Indian tourists enjoy the snow
After the pass we start going down towards the valley of Chandra River, situated in the most northern part of the state Himachal Pradesh, which is called Lahaul. Here spring is just coming. There are not much cars and tourists and the people we see have Asian features and their cultures resembles those of Tibet. Most of the tourists just pass by Leh but we intend to stay there at least 2-3 days. The people living here are locked between the two passes for more than half a year and live isolated lives.
There are 13 km. to reach the valley but it seems to us like an eternity. There is practically no asphalt on the road – everything is in mud and holes. There are literally rivers and waterfalls on the road and we travel at 10 km/h maximum. We stop to eat in the first village after the pass and after 18 km. more we reach Sisu. Our companions who behaved really nice to us and even treated us to green mango juice with pepper and salt left us in the rain.

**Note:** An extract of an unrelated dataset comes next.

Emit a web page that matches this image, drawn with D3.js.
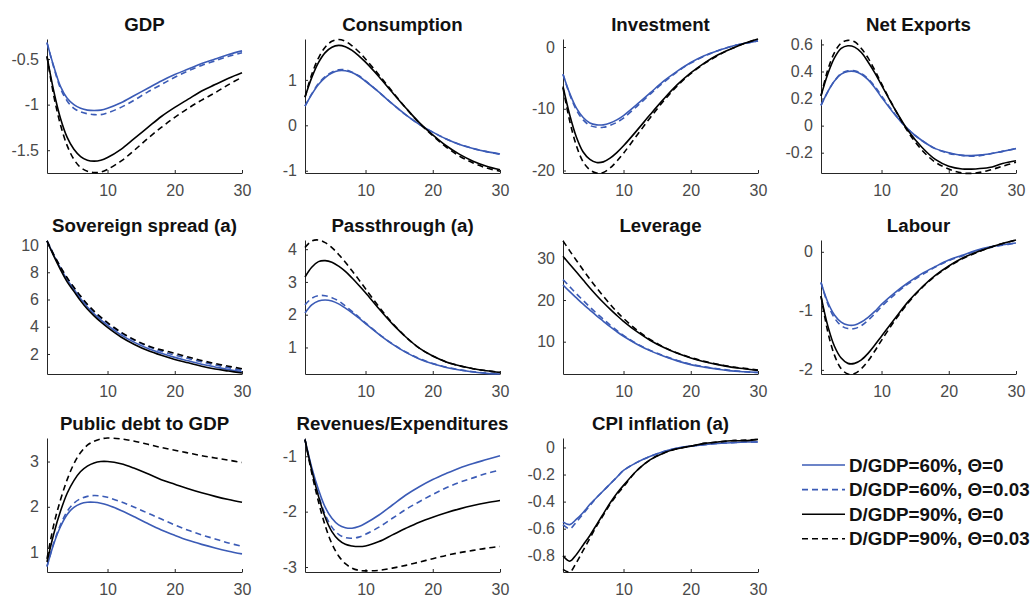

The people who took us in their car
The village has several houses and guest houses. We go to hide under some roof on the stairs and suddenly an old man shows up and tells us not to stay with our shoes on because this is a temple. We take off our shoes and enter the temple. He starts melting ghi (butter) on a small stove, lights some candles and incense sticks. We obviously came when the puja started. The deity of this temple is some local Hindu God we have never heard of.
It is getting dark and Mr. Shushtari goes out to look for a place for the tent. It keeps raining and at the end the owner of a hotel lets us pitch our tent in the front yard and doesn’t even asks for money.